─── Provided data ───

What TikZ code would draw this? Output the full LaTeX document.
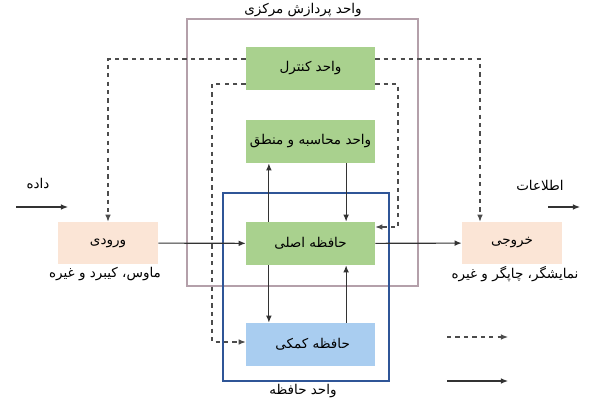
\documentclass[tikz,border=0pt]{standalone}
\usepackage{fontspec}
\newfontfamily\arabicfont[Script=Arabic]{DejaVu Sans}
\TeXXeTstate=1
\usetikzlibrary{arrows.meta}
\newcommand{\fa}[1]{\beginR #1\endR}
\definecolor{unitgreen}{RGB}{169,209,142}
\definecolor{unitblue}{RGB}{169,205,240}
\definecolor{ioorange}{RGB}{251,229,214}
\definecolor{cpuframe}{RGB}{180,160,170}
\definecolor{memframe}{RGB}{47,85,151}

\begin{document}
\begin{tikzpicture}[x=0.025cm,y=-0.025cm,font=\arabicfont\fontsize{9.6}{11}\selectfont,
  unit/.style={minimum width=3.225cm, minimum height=1.075cm, inner sep=0pt},
  iobox/.style={fill=ioorange, minimum width=2.5cm, minimum height=1.05cm, inner sep=0pt},
  flow/.style={-{Latex[length=5pt,width=4pt]}, draw=black!80, line width=0.8pt},
  ctrl/.style={-{Latex[length=5pt,width=4pt]}, draw=black!70, line width=0.8pt, dash pattern=on 3pt off 3pt},
  label/.style={inner sep=1pt}]
\def\xunit{310.5}
\def\shup{0.2375cm}
\def\shdown{0.3875cm}

\useasboundingbox (0,0) rectangle (600,400);

\draw[cpuframe, line width=0.9pt] (187,19) rectangle (418,286);
\draw[memframe, line width=0.9pt] (223,193) rectangle (389,381);

\foreach \name/\y/\col/\txt in {
control/68.5/unitgreen/واحد کنترل,
alu/141.5/unitgreen/واحد محاسبه و منطق,
mainmem/243.5/unitgreen/حافظه اصلی,
auxmem/344.5/unitblue/حافظه کمکی
}{
  \node[unit, fill=\col] (\name) at (\xunit,\y) {\fa{\txt}};
}

\node[iobox] (input) at (108,243) {\fa{ورودی}};
\node[iobox] (output) at (512,243) {\fa{خروجی}};

\node[label] (cpulabel) at (303,10) {\fa{واحد پردازش مرکزی}};
\node[label] (memlabel) at (303,391) {\fa{واحد حافظه}};
\node[label] (inlabel) at (105,274) {\fa{ماوس، کیبرد و غیره}};
\node[label] (outlabel) at (515,274) {\fa{نمایشگر، چاپگر و غیره}};
\node[label] (datalabel) at (38,184) {\fa{داده}};
\node[label] (infolabel) at (540,185) {\fa{اطلاعات}};

\draw[flow] (input) -- (mainmem);
\draw[flow] (mainmem) -- (output);
\draw[flow] ([xshift=-1.04cm]mainmem.north) -- ([xshift=-1.04cm]alu.south);
\draw[flow] ([xshift=0.89cm]alu.south) -- ([xshift=0.89cm]mainmem.north);
\draw[flow] ([xshift=-1.04cm]mainmem.south) -- ([xshift=-1.04cm]auxmem.north);
\draw[flow] ([xshift=0.89cm]auxmem.north) -- ([xshift=0.89cm]mainmem.south);

\coordinate (auxbend) at (212,342);
\coordinate (mainbend) at (398,227);
\draw[ctrl] ([yshift=\shup]control.west) -| (input.north);
\draw[ctrl] ([yshift=\shup]control.east) -| ([xshift=-0.8cm]output.north);
\draw[ctrl] ([yshift=-\shdown]control.west) -| (auxbend) -- (auxbend -| auxmem.west);
\draw[ctrl] ([yshift=-\shdown]control.east) -| (mainbend) -- (mainbend -| mainmem.east);

\coordinate (datastart) at (16,207);
\coordinate (dataend) at (68,207);
\coordinate (infostart) at (548,207);
\coordinate (infoend) at (580,207);
\draw[flow] (datastart) -- (dataend);
\draw[flow] (infostart) -- (infoend);

\coordinate (legdashA) at (447,337);
\coordinate (legdashB) at (508,337);
\coordinate (legflowA) at (447,381);
\coordinate (legflowB) at (508,381);
\draw[ctrl] (legdashA) -- (legdashB);
\draw[flow] (legflowA) -- (legflowB);
\end{tikzpicture}
\end{document}
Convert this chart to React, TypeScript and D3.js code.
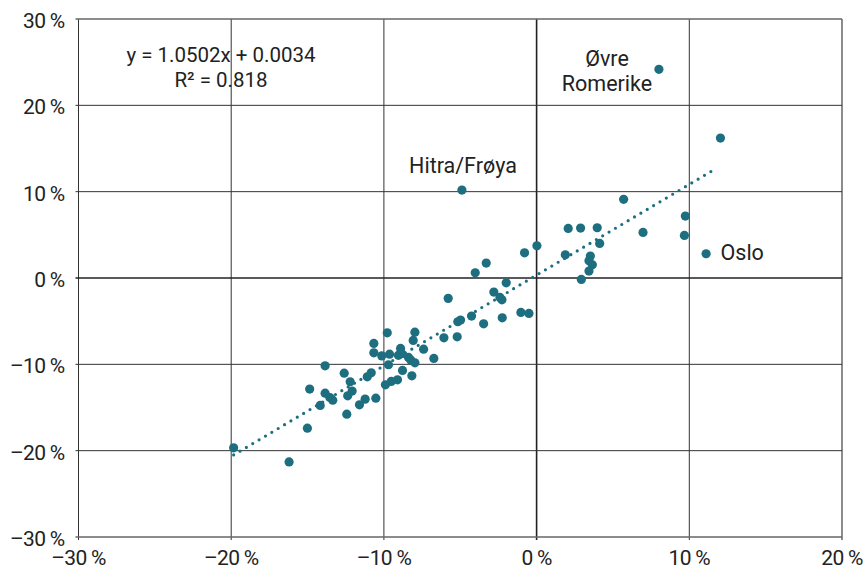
import React from "react";
import * as d3 from "d3";

const W = 866;
const H = 569;

// x = change A (%), y = change B (%)
const pointsX = [
  8.01, 12.04, -4.89, 5.7, 9.74, 9.68, 6.97, 11.1, 2.07, 2.88, 3.97, 4.13, 1.88, 3.52, 3.43, 3.65, 3.43, 2.93,
  0.02, -0.79, -3.3, -4.02, -1.99, -2.8, -5.79, -2.27, -2.4, -1.03, -0.5, -4.26, -2.25, -3.47, -4.98, -5.16,
  -9.78, -7.97, -10.66, -8.08, -5.2, -6.07, -7.4, -6.73, -8.91, -10.66, -10.14, -9.63, -9.05, -8.83, -8.39,
  -8.24, -7.97, -9.7, -8.78, -8.17, -9.11, -9.52, -9.9, -13.85, -12.6, -12.21, -12.08, -12.37, -11.23, -10.53,
  -11.6, -12.43, -14.86, -13.85, -13.54, -13.35, -14.17, -15.01, -19.84, -16.21, -11.09, -10.83,
];
const pointsY = [
  24.17, 16.21, 10.19, 9.11, 7.17, 4.93, 5.28, 2.81, 5.74, 5.78, 5.82, 4.01, 2.69, 2.54, 1.99, 1.53, 0.8, -0.16,
  3.73, 2.92, 1.73, 0.6, -0.56, -1.63, -2.36, -2.53, -2.25, -3.99, -4.1, -4.41, -4.61, -5.31, -4.87, -5.07,
  -6.35, -6.27, -7.58, -7.23, -6.81, -6.93, -8.24, -9.32, -8.16, -8.67, -9.02, -8.82, -8.96, -8.77, -9.2,
  -9.51, -9.83, -10.05, -10.71, -11.33, -11.79, -11.98, -12.37, -10.17, -11.02, -12.02, -13.1, -13.65, -14.03, -13.92,
  -14.69, -15.77, -12.87, -13.34, -13.84, -14.15, -14.76, -17.39, -19.67, -21.3, -11.45, -10.98,
];

const xTicks = [-30, -20, -10, 0, 10, 20];
const yTicks = [-30, -20, -10, 0, 10, 20, 30];

const trendSlope = 1.0502;
const trendIntercept = 0.34; // in %
const trendRange = [-19.84, 11.8];
const equationLines = ["y = 1.0502x + 0.0034", "R² = 0.818"];

const labelNames = ["Øvre", "Romerike", "Hitra/Frøya", "Oslo"];

const fmt = (v: number) => (v < 0 ? "–" + Math.abs(v) : String(v)) + " %";

export default function App() {
  const left = 78.5,
    right = 842,
    top = 19,
    bottom = 537;
  const x = d3.scaleLinear().domain([-30, 20]).range([left, right]);
  const y = d3.scaleLinear().domain([-30, 30]).range([bottom, top]);
  const color = "#1d6f80";
  const font = "Roboto, 'Open Sans', sans-serif";
  const txt = "#222";

  const trend = d3.line<number>()
    .x((v) => x(v))
    .y((v) => y(trendSlope * v + trendIntercept));

  return (
    <svg
      width={W}
      height={H}
      style={{ position: "absolute", left: 0, top: 0, background: "#fff" }}
      fontFamily={font}
    >
      {/* grid */}
      {xTicks.map((t) => (
        <line
          key={"gx" + t}
          x1={x(t)}
          x2={x(t)}
          y1={top}
          y2={bottom + 3}
          stroke={t === 0 ? "#222" : t === 20 ? "#666" : "#333"}
          strokeWidth={t === 0 ? 1.6 : t === 20 ? 1.5 : 1}
        />
      ))}
      {yTicks.map((t) => (
        <line
          key={"gy" + t}
          x1={left - 3}
          x2={right}
          y1={y(t)}
          y2={y(t)}
          stroke={t === 0 ? "#222" : t === 30 || t === -30 ? "#666" : "#333"}
          strokeWidth={t === 0 ? 1.6 : t === 30 || t === -30 ? 1.5 : 1}
        />
      ))}
      {/* tick labels */}
      {yTicks.map((t) => (
        <text
          key={"ly" + t}
          x={64.5}
          y={y(t) + 9}
          textAnchor="end"
          fontSize={21}
          fill={txt}
          letterSpacing={-0.7}
        >
          {fmt(t)}
        </text>
      ))}
      {xTicks.map((t) => (
        <text
          key={"lx" + t}
          x={x(t)}
          y={565}
          textAnchor="middle"
          fontSize={21}
          fill={txt}
          letterSpacing={-0.7}
        >
          {fmt(t)}
        </text>
      ))}
      {/* trendline */}
      <path
        d={trend(trendRange) || ""}
        fill="none"
        stroke={color}
        strokeWidth={3.2}
        strokeLinecap="round"
        strokeDasharray="0 7.4"
      />
      {/* points */}
      {pointsX.map((px, i) => (
        <circle key={i} cx={x(px)} cy={y(pointsY[i])} r={4.6} fill={color} />
      ))}
      {/* equation */}
      <text x={221} y={62} textAnchor="middle" fontSize={20.5} fill={txt}>
        {equationLines[0]}
      </text>
      <text x={221} y={87} textAnchor="middle" fontSize={20.5} fill={txt}>
        {equationLines[1]}
      </text>
      {/* point labels */}
      <text x={607} y={66} textAnchor="middle" fontSize={21.5} fill={txt}>
        {labelNames[0]}
      </text>
      <text x={607} y={91} textAnchor="middle" fontSize={21.5} fill={txt}>
        {labelNames[1]}
      </text>
      <text x={463} y={173} textAnchor="middle" fontSize={21.5} fill={txt}>
        {labelNames[2]}
      </text>
      <text x={720.5} y={260} textAnchor="start" fontSize={21.5} fill={txt}>
        {labelNames[3]}
      </text>
    </svg>
  );
}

───

## Work required
Pick out each line in the material containing "React".

## Answer to the task
Convert this chart to React, TypeScript and D3.js code.
import React from "react";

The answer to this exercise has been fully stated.